Fortress of Solitude
This is my 2012 Toyota Prius C. His name is Jorge Pinto. He's my fortress of solitude.
The traffic in Austin can be brutal. Some people handle the challenges of the daily commute much better than others. I'm grateful that I only have a five mile drive to work. Even so, there are many opportunities every day to have a run in with a fellow driver.
Very often, the actions of another driver would anger me. Or maybe I did something, real or imagined, that angered them. There might be rude gestures, evil stares, or the dreaded horn honking.
These types of interactions started or ended my day off wrong. I might have been having a great hair day, singing along to my favorite song, then wham, my mood was soured.
I knew I needed to find a way to let it go. That's when Jorge became my Fortress of Solitude. We'd decide what we let in, what we'd keep out.
I imagined the angry fellow driver as offering me a bag of doggy doo-doo. "No thank you," I would say, "I don't need any of that, you can keep it."
Off I would go, still singing and having a great hair day.
The more I did it, the easier it got. I realized they were only offering me their bad mood, I was the one accepting it. So I started to decline.

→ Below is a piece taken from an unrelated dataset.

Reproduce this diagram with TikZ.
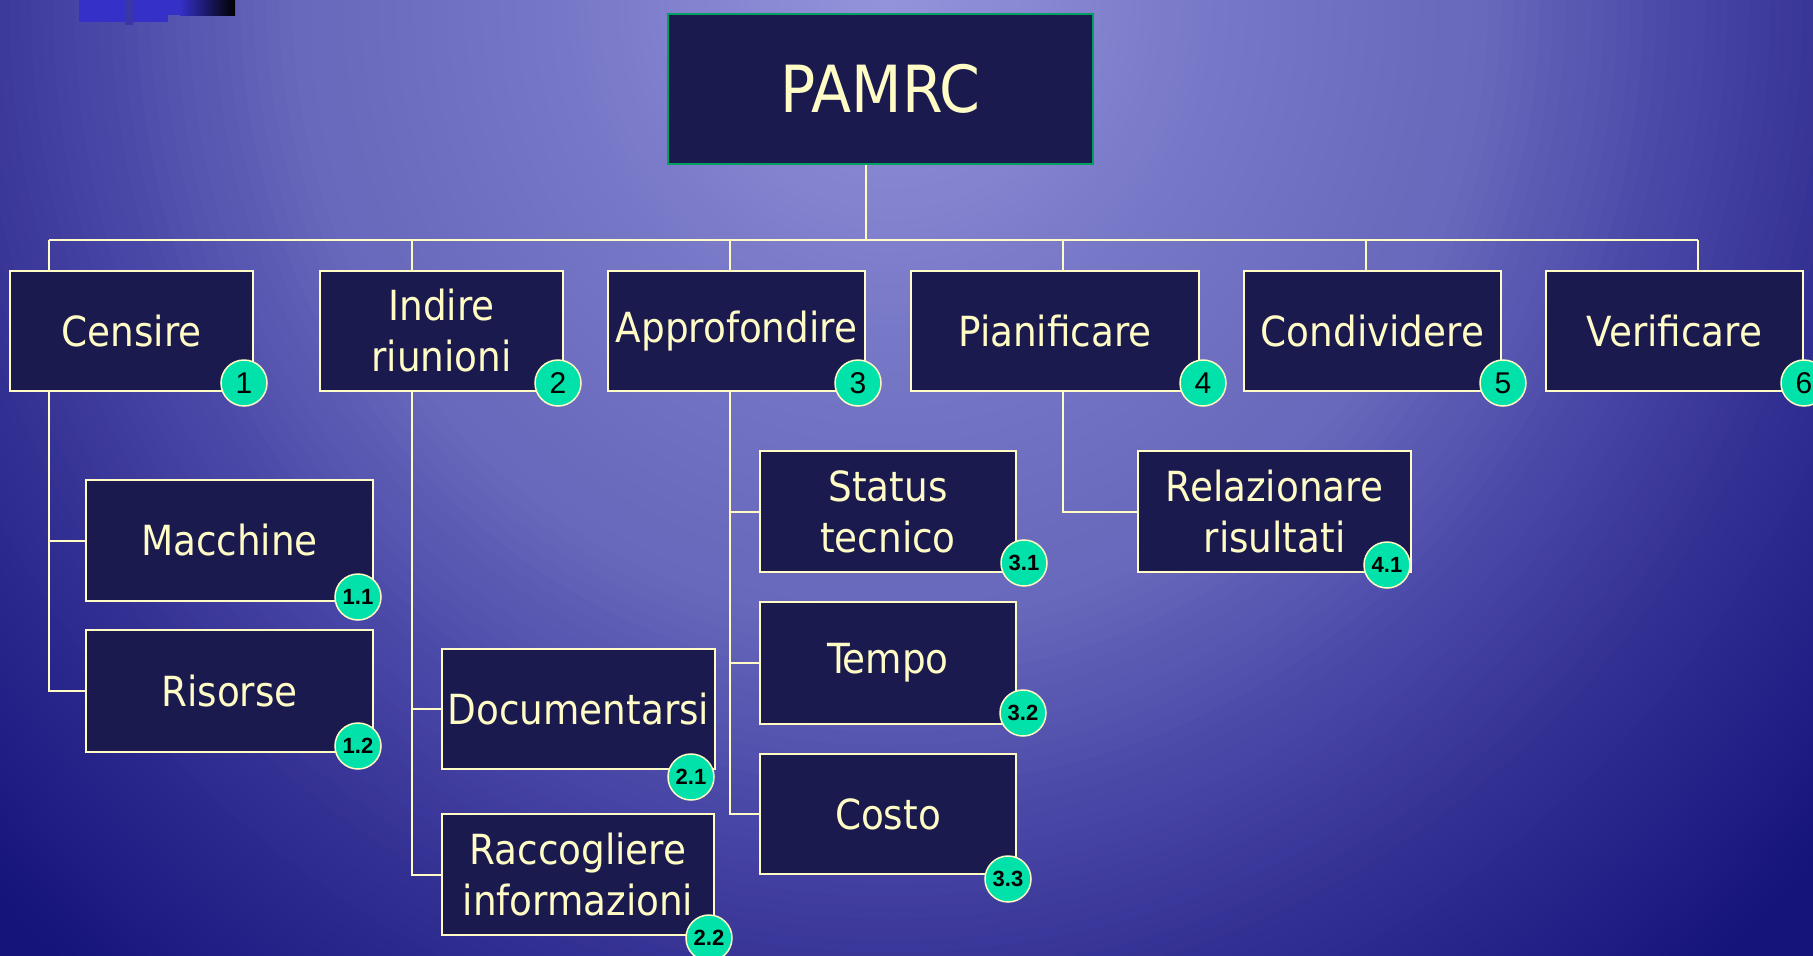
\documentclass[tikz,border=0pt]{standalone}
\usepackage{fontspec}
\setmainfont{DejaVu Sans Condensed}
\newfontfamily\badgefont{Liberation Sans}
\usetikzlibrary{calc}
\definecolor{boxfill}{HTML}{1B1A4E}
\definecolor{cream}{HTML}{FFFCC6}
\definecolor{badgegreen}{HTML}{00E2AA}
\definecolor{rootborder}{HTML}{00A060}
\definecolor{logoblue}{HTML}{3430C8}
\definecolor{logobar}{HTML}{3A36A8}
\definecolor{bgA}{RGB}{148,148,220}
\definecolor{bgB}{RGB}{134,134,210}
\definecolor{bgC}{RGB}{120,120,200}
\definecolor{bgD}{RGB}{104,104,188}
\definecolor{bgE}{RGB}{72,70,166}
\definecolor{bgF}{RGB}{50,47,146}
\definecolor{bgG}{RGB}{32,29,132}
\definecolor{bgH}{RGB}{21,20,122}
\newcommand\bgring[4]{%
  \foreach \k in {0,...,15}{%
    \pgfmathsetmacro\rr{#2-(#2-#1)*\k/16}%
    \pgfmathsetmacro\pp{100*\k/16}%
    \fill[#3!\pp!#4] (890,0) ellipse [x radius=\rr*1150, y radius=\rr*1200];
  }}
\tikzset{
  wbox/.style={draw=cream, line width=1.5pt, fill=boxfill, text=cream, inner sep=0pt,
    font=\fontsize{41.5}{51}\selectfont, align=center},
  rootbox/.style={draw=rootborder, line width=2pt, fill=boxfill, text=cream, inner sep=0pt,
    font=\fontsize{65}{70}\selectfont},
  conn/.style={draw=cream, line width=2pt},
  badgebase/.style={circle, draw=cream, line width=1.5pt, fill=badgegreen, text=black,
    inner sep=0pt, minimum size=46pt},
  topbadge/.style={badgebase, font=\badgefont\fontsize{30}{30}\selectfont},
  subbadge/.style={badgebase, font=\badgefont\bfseries\fontsize{22}{22}\selectfont},
}
\begin{document}
\begin{tikzpicture}[x=1pt,y=-1pt]
\useasboundingbox (0,0) rectangle (1813,956);
\clip (0,0) rectangle (1813,956);
% background gradient
\fill[bgH] (0,0) rectangle (1813,956);
\bgring{1.0}{1.08}{bgG}{bgH}
\bgring{0.85}{1.0}{bgF}{bgG}
\bgring{0.7}{0.85}{bgE}{bgF}
\bgring{0.52}{0.7}{bgD}{bgE}
\bgring{0.28}{0.52}{bgC}{bgD}
\bgring{0.14}{0.28}{bgB}{bgC}
\bgring{0.0}{0.14}{bgA}{bgB}
% logo decoration
\fill[logoblue] (79,0) rectangle (168,22);
\fill[logoblue] (167,0) rectangle (180,15);
\shade[left color=logoblue, right color=black] (180,0) rectangle (235,15);
\fill[logobar] (125,0) rectangle (133,25);

% boxes
\node[rootbox, minimum width=425pt, minimum height=150pt] (root) at (880.5,89) {PAMRC};

\node[wbox, minimum width=243pt, minimum height=120pt] (censire) at (131.5,331) {Censire};
\node[wbox, minimum width=243pt, minimum height=120pt] (indire) at (441.5,331) {Indire\\riunioni};
\node[wbox, minimum width=257pt, minimum height=120pt] (approf) at (736.5,331) {Approfondire};
\node[wbox, minimum width=288pt, minimum height=120pt] (pianif) at (1055,331) {Pianificare};
\node[wbox, minimum width=257pt, minimum height=120pt] (condiv) at (1372.5,331) {Condividere};
\node[wbox, minimum width=257pt, minimum height=120pt] (verif) at (1674.5,331) {Verificare};

\node[wbox, minimum width=287pt, minimum height=121pt] (macchine) at (229.5,540.5) {Macchine};
\node[wbox, minimum width=287pt, minimum height=122pt] (risorse) at (229.5,691) {Risorse};
\node[wbox, minimum width=273pt, minimum height=120pt] (document) at (578.5,709) {Documentarsi};
\node[wbox, minimum width=272pt, minimum height=121pt] (raccog) at (578,874.5) {Raccogliere\\informazioni};
\node[wbox, minimum width=256pt, minimum height=121pt] (status) at (888,511.5) {Status\\tecnico};
\node[wbox, minimum width=256pt, minimum height=122pt] (tempo) at (888,663) {Tempo};
\node[wbox, minimum width=256pt, minimum height=120pt] (costo) at (888,814) {Costo};
\node[wbox, minimum width=273pt, minimum height=121pt] (relaz) at (1274.5,511.5) {Relazionare\\risultati};

% connectors
\coordinate (drop) at (866,240);
\coordinate (d1) at (49,240);
\coordinate (d2) at (412,240);
\coordinate (d3) at (730,240);
\coordinate (d4) at (1063,240);
\coordinate (d5) at (1366,240);
\coordinate (d6) at (1698,240);
\draw[conn] (drop |- root.south) -- (drop);
\draw[conn] (d1) -- (d6);
\draw[conn] (d1) -- (d1 |- censire.north);
\draw[conn] (d2) -- (d2 |- indire.north);
\draw[conn] (d3) -- (d3 |- approf.north);
\draw[conn] (d4) -- (d4 |- pianif.north);
\draw[conn] (d5) -- (d5 |- condiv.north);
\draw[conn] (d6) -- (d6 |- verif.north);
\draw[conn] (d1 |- censire.south) |- (risorse.west);
\draw[conn] (d1 |- macchine.west) -- (macchine.west);
\draw[conn] (d2 |- indire.south) |- (raccog.west);
\draw[conn] (d2 |- document.west) -- (document.west);
\draw[conn] (d3 |- approf.south) |- (costo.west);
\draw[conn] (d3 |- status.west) -- (status.west);
\draw[conn] (d3 |- tempo.west) -- (tempo.west);
\draw[conn] (d4 |- pianif.south) |- (relaz.west);

% badges
\node[topbadge] (n1) at (244,383) {1};
\node[topbadge] (n2) at (558,383) {2};
\node[topbadge] (n3) at (858,383) {3};
\node[topbadge] (n4) at (1203,383) {4};
\node[topbadge] (n5) at (1503,383) {5};
\node[topbadge] (n6) at (1804,383) {6};
\node[subbadge] (n11) at (358,597) {1.1};
\node[subbadge] (n12) at (358,746) {1.2};
\node[subbadge] (n21) at (691,777) {2.1};
\node[subbadge] (n22) at (709,938) {2.2};
\node[subbadge] (n31) at (1024,563) {3.1};
\node[subbadge] (n32) at (1023,713) {3.2};
\node[subbadge] (n33) at (1008,879) {3.3};
\node[subbadge] (n41) at (1387,565) {4.1};
\end{tikzpicture}
\end{document}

Jorge and I reinforced our barriers, building higher and higher as we went. We thought our fortress was impenetrable but the other day someone breached the walls.
I don't even know what prompted it, but a driver behind me suddenly started tailgating me, all the while honking his horn. And it didn't stop there. The driver followed me for several turns, never letting up on the horn.
I guess he eventually got tired of the game when I didn't respond. He made a u-turn and I continued on my way. I was proud of myself for keeping my cool, I didn't even react. I didn't take the bag of doggy doo-doo he was offering. Or so I thought.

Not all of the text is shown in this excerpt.